You must have been asked before if you’re surprised at the series’ popularity, so I don’t want to ask that question. But I want to ask about your reaction to the popularity in both the West and Japan, and why you think it’s popular.
“It’s the game that I like, that I wanted to make, that I wanted to play.”
KK: First of all, I want to say that the company is small. We don’t have a huge budget. I like to think that the way we make games is kind of indie-style. So when we created the game, it was like, “Convention be damned. We’re going to make the game we want to make.” In light of that, I feel that the company is very rare and very special, and the game is too.
Because of that, when we made the game, because we had this indie spirit, we didn’t have this “let’s create a game that we think is going to sell.” There are lots of games out there, if you look at it, that are essentially made to sell — and they’re good games.
But on the other hand, Danganronpa is not. It’s a game that I think is interesting. It’s the game that I like, that I wanted to make, that I wanted to play. And I want to believe that this feeling, that creative source, is what resonated with people, and why people like the game.
The Danganronpa series’ pop art visuals. The style is more pronounced in the first game.
For more on that choice, read our prior interview with producer Yoshinori Terasawa, and associate producer Yusuke Katagata.
I don’t know if you’re aware, but people dug up a lot of old material on the game from when it was announced, and it was a lot more normal. Can you talk about, in light of what you just said, why it changed?

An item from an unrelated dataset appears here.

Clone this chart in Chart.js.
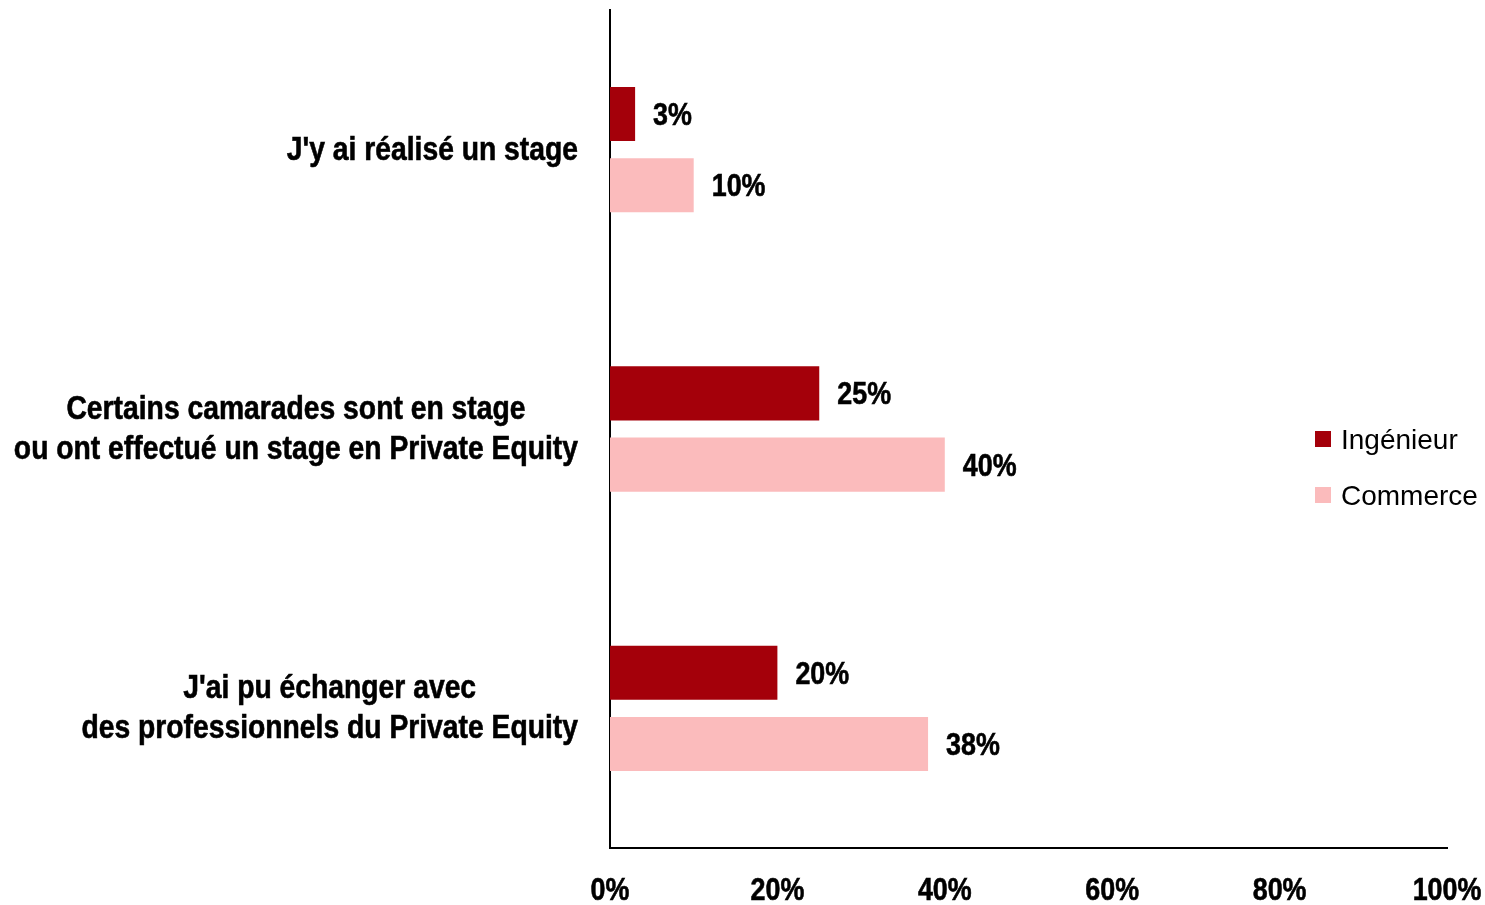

KK: Like you just said, that game would have been a normal game. It would have fallen into that conventional horror game category, and consequently, it would have ended up having to compete with other games like it. I don’t feel that it could have, as it was.
So what we did to combat that, and move forward to the game, was to add these pop art elements. That’s what caused Danganronpa to be what it was, which then put it in its own category, so that it didn’t have to fight with anything else but itself, and only be itself.